AIM: Up to and including the line with "const yTicks = [0, 0.1, 0.2, 0.3, 0.4, 0.5, 0.6];", reproduce the listing below exactly, beginning at its first line.

GIVEN INFORMATION:
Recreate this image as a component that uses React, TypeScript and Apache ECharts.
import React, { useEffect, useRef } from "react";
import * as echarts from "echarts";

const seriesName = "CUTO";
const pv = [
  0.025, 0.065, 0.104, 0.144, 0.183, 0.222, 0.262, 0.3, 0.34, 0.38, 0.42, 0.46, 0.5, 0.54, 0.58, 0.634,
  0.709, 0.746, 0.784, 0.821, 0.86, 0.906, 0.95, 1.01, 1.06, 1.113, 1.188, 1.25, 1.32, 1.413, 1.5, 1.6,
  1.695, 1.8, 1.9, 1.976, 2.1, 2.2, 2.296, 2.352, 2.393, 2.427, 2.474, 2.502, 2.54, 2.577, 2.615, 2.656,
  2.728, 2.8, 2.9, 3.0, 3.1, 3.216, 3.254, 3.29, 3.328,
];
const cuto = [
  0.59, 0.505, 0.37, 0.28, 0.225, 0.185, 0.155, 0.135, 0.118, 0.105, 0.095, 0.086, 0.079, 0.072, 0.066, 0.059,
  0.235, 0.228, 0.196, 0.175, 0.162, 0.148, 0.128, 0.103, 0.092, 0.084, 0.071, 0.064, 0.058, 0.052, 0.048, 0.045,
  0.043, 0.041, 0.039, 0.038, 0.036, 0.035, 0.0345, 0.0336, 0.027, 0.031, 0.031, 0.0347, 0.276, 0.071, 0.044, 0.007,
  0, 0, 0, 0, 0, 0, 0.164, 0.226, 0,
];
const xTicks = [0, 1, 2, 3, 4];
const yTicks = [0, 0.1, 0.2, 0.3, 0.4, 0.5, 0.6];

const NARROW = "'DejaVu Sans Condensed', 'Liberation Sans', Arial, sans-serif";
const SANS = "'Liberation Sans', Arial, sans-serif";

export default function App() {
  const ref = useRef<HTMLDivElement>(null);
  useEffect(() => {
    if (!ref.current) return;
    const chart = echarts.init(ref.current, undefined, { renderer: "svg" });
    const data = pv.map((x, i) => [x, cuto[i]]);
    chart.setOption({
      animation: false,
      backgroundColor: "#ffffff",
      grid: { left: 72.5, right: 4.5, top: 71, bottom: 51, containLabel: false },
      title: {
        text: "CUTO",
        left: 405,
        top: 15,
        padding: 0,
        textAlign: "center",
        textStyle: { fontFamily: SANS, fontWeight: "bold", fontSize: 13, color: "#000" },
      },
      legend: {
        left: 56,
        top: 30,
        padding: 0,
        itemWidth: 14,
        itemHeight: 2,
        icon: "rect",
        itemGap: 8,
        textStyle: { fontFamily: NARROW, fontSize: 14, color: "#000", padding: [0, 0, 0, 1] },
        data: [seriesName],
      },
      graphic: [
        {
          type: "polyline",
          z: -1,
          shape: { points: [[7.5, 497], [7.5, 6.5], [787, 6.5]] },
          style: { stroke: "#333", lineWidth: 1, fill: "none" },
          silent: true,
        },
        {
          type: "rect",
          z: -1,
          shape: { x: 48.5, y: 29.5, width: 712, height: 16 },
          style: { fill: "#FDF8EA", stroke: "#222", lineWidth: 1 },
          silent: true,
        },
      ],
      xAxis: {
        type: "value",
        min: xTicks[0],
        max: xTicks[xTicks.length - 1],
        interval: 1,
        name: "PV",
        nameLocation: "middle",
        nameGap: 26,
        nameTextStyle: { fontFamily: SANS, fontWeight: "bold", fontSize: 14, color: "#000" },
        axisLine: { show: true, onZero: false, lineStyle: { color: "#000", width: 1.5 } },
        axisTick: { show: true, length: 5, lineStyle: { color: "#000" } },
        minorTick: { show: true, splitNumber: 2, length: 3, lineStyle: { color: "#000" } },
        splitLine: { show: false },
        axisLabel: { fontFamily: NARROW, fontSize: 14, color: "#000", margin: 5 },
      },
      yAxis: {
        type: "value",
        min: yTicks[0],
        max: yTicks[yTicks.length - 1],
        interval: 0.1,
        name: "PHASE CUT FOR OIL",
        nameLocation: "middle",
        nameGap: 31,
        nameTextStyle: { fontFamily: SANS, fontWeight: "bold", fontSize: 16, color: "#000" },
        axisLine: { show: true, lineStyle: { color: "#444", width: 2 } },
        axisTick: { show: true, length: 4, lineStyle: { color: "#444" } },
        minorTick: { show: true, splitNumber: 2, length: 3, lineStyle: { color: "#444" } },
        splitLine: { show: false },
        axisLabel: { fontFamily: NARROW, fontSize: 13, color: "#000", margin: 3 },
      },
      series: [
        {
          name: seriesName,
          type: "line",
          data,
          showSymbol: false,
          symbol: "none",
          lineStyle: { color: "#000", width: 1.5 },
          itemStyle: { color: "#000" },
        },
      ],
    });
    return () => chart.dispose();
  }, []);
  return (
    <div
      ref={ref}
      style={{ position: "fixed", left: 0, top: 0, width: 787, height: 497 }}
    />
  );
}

ANSWER IN FULL:
Recreate this image as a component that uses React, TypeScript and Apache ECharts.
import React, { useEffect, useRef } from "react";
import * as echarts from "echarts";

const seriesName = "CUTO";
const pv = [
  0.025, 0.065, 0.104, 0.144, 0.183, 0.222, 0.262, 0.3, 0.34, 0.38, 0.42, 0.46, 0.5, 0.54, 0.58, 0.634,
  0.709, 0.746, 0.784, 0.821, 0.86, 0.906, 0.95, 1.01, 1.06, 1.113, 1.188, 1.25, 1.32, 1.413, 1.5, 1.6,
  1.695, 1.8, 1.9, 1.976, 2.1, 2.2, 2.296, 2.352, 2.393, 2.427, 2.474, 2.502, 2.54, 2.577, 2.615, 2.656,
  2.728, 2.8, 2.9, 3.0, 3.1, 3.216, 3.254, 3.29, 3.328,
];
const cuto = [
  0.59, 0.505, 0.37, 0.28, 0.225, 0.185, 0.155, 0.135, 0.118, 0.105, 0.095, 0.086, 0.079, 0.072, 0.066, 0.059,
  0.235, 0.228, 0.196, 0.175, 0.162, 0.148, 0.128, 0.103, 0.092, 0.084, 0.071, 0.064, 0.058, 0.052, 0.048, 0.045,
  0.043, 0.041, 0.039, 0.038, 0.036, 0.035, 0.0345, 0.0336, 0.027, 0.031, 0.031, 0.0347, 0.276, 0.071, 0.044, 0.007,
  0, 0, 0, 0, 0, 0, 0.164, 0.226, 0,
];
const xTicks = [0, 1, 2, 3, 4];
const yTicks = [0, 0.1, 0.2, 0.3, 0.4, 0.5, 0.6];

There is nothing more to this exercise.